Lors du Mondial 2015, son troisième et dernier, le capitaine des Tricolores a eu du mal à faire passer son message à quelques-uns de ses partenaires. Message d’ardeur, de labeur, de sueur, d’abnégation, message d’engagement sans frein, de fierté à partager, de plaisir à donner. Et pas seulement à prendre, comme on l’entend trop souvent à tort.
Avec son retrait, c’est une génération qui s’efface. Celle qui va de Chabal à Szarzewski, du brun chevelu au blond chevalier, en passant par Médard, Clerc, Heymans, Mas, Papé, Nyanga, née avec lui. Une équipe de France entrée en 2007 dans son histoire à Cardiff un soir de quart, puis victorieuse des All Blacks à Dunedin en 2009, battue de peu en finale du Mondial 2011 et brisée quatre ans plus tard.
Les All Blacks ont marqué l’histoire tricolore de Thierry Dusautoir comme jamais équipe, nation, culture n’ont été associées à ce point à un seul joueur. Il en gardera, et nous aussi, des bleus à l’âme, des fiertés et des douleurs, de quoi graver l’épique et l’épopée dans notre imaginaire à une époque, la nôtre, plutôt avare de ce genre d’aventure à plusieurs autour d’une idée force.
Autant sur le terrain Jean-Pierre Rives, avec lequel j’échange avec bonheur, était un capitaine fracassé, autant Thierry Dusautoir fut un capitaine fracassant. Si l’un est capable de sertir des aphorismes comme on trempe son sachet de thé dans l’eau chaude, l’autre reste chiche de ces sentences qui traversent les décennies et se transmettent entre fines bouches.
Une voix douce et une voie dure. Contraste saisissant quand l’homme devient joueur, quand le discret atomise. Respectueux , Dusautoir devenait Titi le maillot enfilé, comme s’il entrait dans une autre peau. Que garder de lui pour l’avoir côtoyé ? Un sourire qui pouvait irradier, le regard qui scrute avant de pétiller, des manières élégantes, raffinées presque. Et des mots choisis. Rares mais précis. Taillé brut dans le roc mais poli. Toujours poli.
Thierry Dusautoir quitte le XV de France, Marcoussis, le Tournoi et les tournées sans regret, visiblement. Il emporte un record, 56 capitanats, autant dire un sommet qui semble inatteignable aujourd’hui pour celui qui prendra la suite, soit sept saisons pleines à la proue d’une équipe qui semble désormais devoir être composée de joueurs qui n’en font qu’à leur tête, si l’on en croit le débrief du Mondial passé.

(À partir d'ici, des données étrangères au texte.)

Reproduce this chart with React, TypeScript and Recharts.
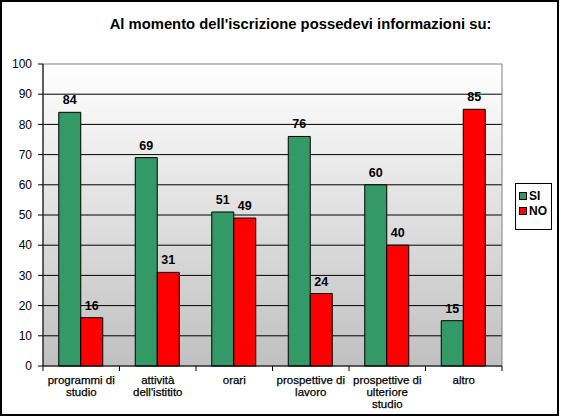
import React from "react";
import {
  Bar,
  BarChart,
  CartesianGrid,
  LabelList,
  ReferenceArea,
  XAxis,
  YAxis,
} from "recharts";

const categories = [
  "programmi di\nstudio",
  "attività\ndell'istitito",
  "orari",
  "prospettive di\nlavoro",
  "prospettive di\nulteriore\nstudio",
  "altro",
];
const siValues = [84, 69, 51, 76, 60, 15];
const noValues = [16, 31, 49, 24, 40, 85];
const yTicks = [0, 10, 20, 30, 40, 50, 60, 70, 80, 90, 100];
const seriesNames = ["SI", "NO"];
const seriesColors = ["#339966", "#ff0000"];

const data = categories.map((name, i) => ({
  name,
  si: siValues[i],
  no: noValues[i],
}));

const FONT = "'Liberation Sans', Arial, sans-serif";

function CategoryTick(props: any) {
  const { x, y, payload, index, visibleTicksCount, width } = props;
  const half =
    payload && payload.offset ? payload.offset : width / visibleTicksCount / 2;
  const lines = String(payload.value).split("\n");
  return (
    <g>
      <line x1={x - half} x2={x - half} y1={y} y2={y + 5} stroke="#000" />
      {index === visibleTicksCount - 1 && (
        <line x1={x + half} x2={x + half} y1={y} y2={y + 5} stroke="#000" />
      )}
      <text
        x={x}
        y={y}
        textAnchor="middle"
        fontFamily={FONT}
        fontSize={11.5}
        fill="#000"
        stroke="#000"
        strokeWidth={0.25}
      >
        {lines.map((l, i) => (
          <tspan key={i} x={x} dy={i === 0 ? 18 : 12}>
            {l}
          </tspan>
        ))}
      </text>
    </g>
  );
}

function LegendBox() {
  return (
    <div
      style={{
        position: "absolute",
        left: 515,
        top: 183,
        boxSizing: "border-box",
        width: 37,
        height: 47,
        border: "1px solid #000",
        background: "#fff",
        paddingTop: 4,
        paddingLeft: 3,
        fontFamily: FONT,
        fontSize: 12,
        fontWeight: "bold",
      }}
    >
      {seriesNames.map((name, i) => (
        <div
          key={name}
          style={{ display: "flex", alignItems: "center", height: 15 }}
        >
          <span
            style={{
              display: "inline-block",
              width: 6,
              height: 6,
              background: seriesColors[i],
              border: "1px solid #000",
              marginRight: 2,
            }}
          />
          {name}
        </div>
      ))}
    </div>
  );
}

export default function App() {
  return (
    <div style={{ position: "absolute", left: 0, top: 0, width: 561, height: 416, background: "#fff" }}>
      <div
        style={{
          position: "absolute",
          left: 0,
          top: 0,
          width: 559,
          height: 416,
          boxSizing: "border-box",
          border: "2px solid #000",
        }}
      />
      <div
        style={{
          position: "absolute",
          left: 0,
          top: 16,
          width: 601,
          textAlign: "center",
          fontFamily: FONT,
          fontSize: 14.8,
          fontWeight: "bold",
          color: "#000",
          whiteSpace: "nowrap",
        }}
      >
        Al momento dell'iscrizione possedevi informazioni su:
      </div>
      <BarChart
        width={561}
        height={416}
        data={data}
        margin={{ top: 64, right: 59, bottom: 0, left: 0 }}
        barCategoryGap="20.6%"
        barGap={0}
        style={{ position: "absolute", left: 0, top: 0 }}
      >
        <defs>
          <linearGradient id="plotBg" x1="0" y1="0" x2="0" y2="1">
            <stop offset="0%" stopColor="#ffffff" />
            <stop offset="100%" stopColor="#c0c0c0" />
          </linearGradient>
        </defs>
        <CartesianGrid
          fill="url(#plotBg)"
          fillOpacity={1}
          stroke="#000"
          vertical={false}
          horizontalValues={yTicks.filter((v) => v > 0 && v < 100)}
        />
        <ReferenceArea y1={0} y2={100} fill="none" stroke="#808080" strokeWidth={1} />
        <XAxis
          dataKey="name"
          axisLine={{ stroke: "#000" }}
          tickLine={false}
          tickSize={0}
          tickMargin={0}
          height={50}
          interval={0}
          tick={<CategoryTick />}
        />
        <YAxis
          domain={[0, 100]}
          ticks={yTicks}
          width={43}
          axisLine={{ stroke: "#000" }}
          tickLine={{ stroke: "#000" }}
          tickSize={5}
          tickMargin={6}
          tick={{ fill: "#000", fontSize: 12, fontFamily: FONT }}
        />
        <Bar dataKey="si" name={seriesNames[0]} fill={seriesColors[0]} stroke="#000" strokeWidth={1} isAnimationActive={false}>
          <LabelList
            dataKey="si"
            position="top"
            offset={8}
            fill="#000"
            fontSize={12.5}
            fontWeight="bold"
            fontFamily={FONT}
          />
        </Bar>
        <Bar dataKey="no" name={seriesNames[1]} fill={seriesColors[1]} stroke="#000" strokeWidth={1} isAnimationActive={false}>
          <LabelList
            dataKey="no"
            position="top"
            offset={8}
            fill="#000"
            fontSize={12.5}
            fontWeight="bold"
            fontFamily={FONT}
          />
        </Bar>
      </BarChart>
      <LegendBox />
    </div>
  );
}
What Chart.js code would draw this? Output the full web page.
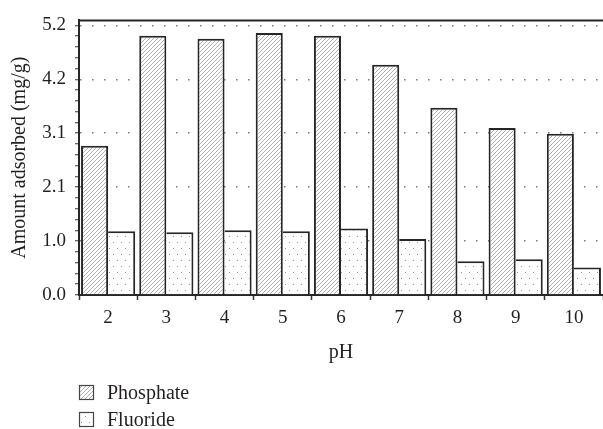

Il faut parfois du temps pour se rendre compte qu’on a croisé un homme rare ou un joueur d’exception, un être qui agrège le meilleur de tous. Jean Prat, Mias, Crauste, Moncla, Walter Spanghero, Dauga, Christian Carrère, Rives, Dintrans, Dubroca, Berbizier, Blanco, Tordo, Roumat, Galthié, Sella, Benazzi, Pelous, Ibanez, Nallet… D’entre ses égaux, Thierry Dusautoir est le premier monté au plus haut, jusqu’à la lumière, sans s’aveugler, sans vouloir nous éblouir, ni se brûler les ailes. Il redescend aujourd’hui en évitant les confidences de trop, à demi-mots, sans rien attiser, laissant ce qu’il a vu et entendu à l’endroit qui sied : là-bas, dans le feu du jeu.
Je m’interroge : quel est ce glissement de terrain qui a emporté ses derniers mots, ce malentendu, ces non-dits ? Pourquoi une partie de l’équipe de France, qu’il commandait par l’exemple plus que par le verbe, n’a-t-elle pas adhéré à son discours durant l’été et l’automne, lequel reprenait les vertus simples de ce jeu, quand il ressemble à la vie ? Cette fracture a de quoi nous inquiéter.